> **EXERCISE GOAL**
Reproduce the material in full, exactly as written.

> **DATA LINES**
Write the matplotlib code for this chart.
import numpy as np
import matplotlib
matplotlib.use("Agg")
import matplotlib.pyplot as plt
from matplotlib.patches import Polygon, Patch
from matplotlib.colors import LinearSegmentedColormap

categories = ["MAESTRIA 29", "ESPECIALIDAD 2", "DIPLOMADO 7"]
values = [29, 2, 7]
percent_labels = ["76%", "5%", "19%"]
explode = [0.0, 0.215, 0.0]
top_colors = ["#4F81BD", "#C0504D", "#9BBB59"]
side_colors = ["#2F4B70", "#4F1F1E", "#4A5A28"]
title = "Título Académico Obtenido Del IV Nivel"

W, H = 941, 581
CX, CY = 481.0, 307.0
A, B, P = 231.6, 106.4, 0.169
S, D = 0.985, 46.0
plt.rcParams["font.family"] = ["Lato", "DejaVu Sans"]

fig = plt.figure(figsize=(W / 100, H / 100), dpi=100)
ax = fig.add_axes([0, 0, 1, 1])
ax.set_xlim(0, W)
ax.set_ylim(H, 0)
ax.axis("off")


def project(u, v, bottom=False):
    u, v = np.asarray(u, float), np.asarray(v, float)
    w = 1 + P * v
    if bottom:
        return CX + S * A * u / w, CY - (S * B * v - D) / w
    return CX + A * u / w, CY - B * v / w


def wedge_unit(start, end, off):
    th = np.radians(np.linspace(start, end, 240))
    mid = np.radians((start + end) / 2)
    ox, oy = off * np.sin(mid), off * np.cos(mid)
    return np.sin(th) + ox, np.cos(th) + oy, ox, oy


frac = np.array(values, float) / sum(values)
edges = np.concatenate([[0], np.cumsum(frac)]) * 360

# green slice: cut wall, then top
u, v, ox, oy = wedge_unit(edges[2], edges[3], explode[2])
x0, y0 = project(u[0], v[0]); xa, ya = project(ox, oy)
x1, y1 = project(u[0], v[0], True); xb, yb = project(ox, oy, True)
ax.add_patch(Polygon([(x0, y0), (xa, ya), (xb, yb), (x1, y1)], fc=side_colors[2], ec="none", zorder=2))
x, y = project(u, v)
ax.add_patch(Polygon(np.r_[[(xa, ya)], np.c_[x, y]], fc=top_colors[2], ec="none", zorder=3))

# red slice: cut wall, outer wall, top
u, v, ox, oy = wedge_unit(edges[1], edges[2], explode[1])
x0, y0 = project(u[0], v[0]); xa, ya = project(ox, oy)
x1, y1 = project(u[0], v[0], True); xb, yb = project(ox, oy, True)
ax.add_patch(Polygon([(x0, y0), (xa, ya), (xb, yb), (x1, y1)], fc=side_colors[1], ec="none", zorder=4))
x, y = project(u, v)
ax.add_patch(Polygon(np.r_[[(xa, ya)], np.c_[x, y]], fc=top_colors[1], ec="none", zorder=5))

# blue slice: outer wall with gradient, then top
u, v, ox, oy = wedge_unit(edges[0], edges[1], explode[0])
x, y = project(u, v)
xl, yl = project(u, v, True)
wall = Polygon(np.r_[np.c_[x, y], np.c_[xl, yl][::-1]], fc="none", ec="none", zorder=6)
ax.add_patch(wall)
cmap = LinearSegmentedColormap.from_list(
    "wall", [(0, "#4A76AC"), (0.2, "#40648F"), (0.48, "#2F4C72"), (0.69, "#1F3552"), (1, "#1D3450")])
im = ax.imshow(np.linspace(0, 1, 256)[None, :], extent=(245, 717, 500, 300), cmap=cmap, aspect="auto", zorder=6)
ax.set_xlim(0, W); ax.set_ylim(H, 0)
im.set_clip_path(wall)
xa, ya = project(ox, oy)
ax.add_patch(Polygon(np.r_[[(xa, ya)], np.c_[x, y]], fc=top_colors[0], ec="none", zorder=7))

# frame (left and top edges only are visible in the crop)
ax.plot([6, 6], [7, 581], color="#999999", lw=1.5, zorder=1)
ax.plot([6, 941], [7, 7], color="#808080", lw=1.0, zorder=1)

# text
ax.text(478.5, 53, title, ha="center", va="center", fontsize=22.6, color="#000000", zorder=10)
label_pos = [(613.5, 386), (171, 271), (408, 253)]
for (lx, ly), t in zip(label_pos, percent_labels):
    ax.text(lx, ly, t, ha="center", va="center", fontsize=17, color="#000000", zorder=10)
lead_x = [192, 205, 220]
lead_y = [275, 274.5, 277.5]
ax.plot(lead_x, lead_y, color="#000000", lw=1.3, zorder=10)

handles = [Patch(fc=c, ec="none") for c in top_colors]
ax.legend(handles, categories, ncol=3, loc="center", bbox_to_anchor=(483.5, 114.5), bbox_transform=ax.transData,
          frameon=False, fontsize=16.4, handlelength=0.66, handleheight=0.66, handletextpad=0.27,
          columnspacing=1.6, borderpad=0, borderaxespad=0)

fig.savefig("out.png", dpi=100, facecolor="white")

> **TASK RESULT**
Write the matplotlib code for this chart.
import numpy as np
import matplotlib
matplotlib.use("Agg")
import matplotlib.pyplot as plt
from matplotlib.patches import Polygon, Patch
from matplotlib.colors import LinearSegmentedColormap

categories = ["MAESTRIA 29", "ESPECIALIDAD 2", "DIPLOMADO 7"]
values = [29, 2, 7]
percent_labels = ["76%", "5%", "19%"]
explode = [0.0, 0.215, 0.0]
top_colors = ["#4F81BD", "#C0504D", "#9BBB59"]
side_colors = ["#2F4B70", "#4F1F1E", "#4A5A28"]
title = "Título Académico Obtenido Del IV Nivel"

W, H = 941, 581
CX, CY = 481.0, 307.0
A, B, P = 231.6, 106.4, 0.169
S, D = 0.985, 46.0
plt.rcParams["font.family"] = ["Lato", "DejaVu Sans"]

fig = plt.figure(figsize=(W / 100, H / 100), dpi=100)
ax = fig.add_axes([0, 0, 1, 1])
ax.set_xlim(0, W)
ax.set_ylim(H, 0)
ax.axis("off")


def project(u, v, bottom=False):
    u, v = np.asarray(u, float), np.asarray(v, float)
    w = 1 + P * v
    if bottom:
        return CX + S * A * u / w, CY - (S * B * v - D) / w
    return CX + A * u / w, CY - B * v / w


def wedge_unit(start, end, off):
    th = np.radians(np.linspace(start, end, 240))
    mid = np.radians((start + end) / 2)
    ox, oy = off * np.sin(mid), off * np.cos(mid)
    return np.sin(th) + ox, np.cos(th) + oy, ox, oy


frac = np.array(values, float) / sum(values)
edges = np.concatenate([[0], np.cumsum(frac)]) * 360

# green slice: cut wall, then top
u, v, ox, oy = wedge_unit(edges[2], edges[3], explode[2])
x0, y0 = project(u[0], v[0]); xa, ya = project(ox, oy)
x1, y1 = project(u[0], v[0], True); xb, yb = project(ox, oy, True)
ax.add_patch(Polygon([(x0, y0), (xa, ya), (xb, yb), (x1, y1)], fc=side_colors[2], ec="none", zorder=2))
x, y = project(u, v)
ax.add_patch(Polygon(np.r_[[(xa, ya)], np.c_[x, y]], fc=top_colors[2], ec="none", zorder=3))

# red slice: cut wall, outer wall, top
u, v, ox, oy = wedge_unit(edges[1], edges[2], explode[1])
x0, y0 = project(u[0], v[0]); xa, ya = project(ox, oy)
x1, y1 = project(u[0], v[0], True); xb, yb = project(ox, oy, True)
ax.add_patch(Polygon([(x0, y0), (xa, ya), (xb, yb), (x1, y1)], fc=side_colors[1], ec="none", zorder=4))
x, y = project(u, v)
ax.add_patch(Polygon(np.r_[[(xa, ya)], np.c_[x, y]], fc=top_colors[1], ec="none", zorder=5))

# blue slice: outer wall with gradient, then top
u, v, ox, oy = wedge_unit(edges[0], edges[1], explode[0])
x, y = project(u, v)
xl, yl = project(u, v, True)
wall = Polygon(np.r_[np.c_[x, y], np.c_[xl, yl][::-1]], fc="none", ec="none", zorder=6)
ax.add_patch(wall)
cmap = LinearSegmentedColormap.from_list(
    "wall", [(0, "#4A76AC"), (0.2, "#40648F"), (0.48, "#2F4C72"), (0.69, "#1F3552"), (1, "#1D3450")])
im = ax.imshow(np.linspace(0, 1, 256)[None, :], extent=(245, 717, 500, 300), cmap=cmap, aspect="auto", zorder=6)
ax.set_xlim(0, W); ax.set_ylim(H, 0)
im.set_clip_path(wall)
xa, ya = project(ox, oy)
ax.add_patch(Polygon(np.r_[[(xa, ya)], np.c_[x, y]], fc=top_colors[0], ec="none", zorder=7))

# frame (left and top edges only are visible in the crop)
ax.plot([6, 6], [7, 581], color="#999999", lw=1.5, zorder=1)
ax.plot([6, 941], [7, 7], color="#808080", lw=1.0, zorder=1)

# text
ax.text(478.5, 53, title, ha="center", va="center", fontsize=22.6, color="#000000", zorder=10)
label_pos = [(613.5, 386), (171, 271), (408, 253)]
for (lx, ly), t in zip(label_pos, percent_labels):
    ax.text(lx, ly, t, ha="center", va="center", fontsize=17, color="#000000", zorder=10)
lead_x = [192, 205, 220]
lead_y = [275, 274.5, 277.5]
ax.plot(lead_x, lead_y, color="#000000", lw=1.3, zorder=10)

handles = [Patch(fc=c, ec="none") for c in top_colors]
ax.legend(handles, categories, ncol=3, loc="center", bbox_to_anchor=(483.5, 114.5), bbox_transform=ax.transData,
          frameon=False, fontsize=16.4, handlelength=0.66, handleheight=0.66, handletextpad=0.27,
          columnspacing=1.6, borderpad=0, borderaxespad=0)

fig.savefig("out.png", dpi=100, facecolor="white")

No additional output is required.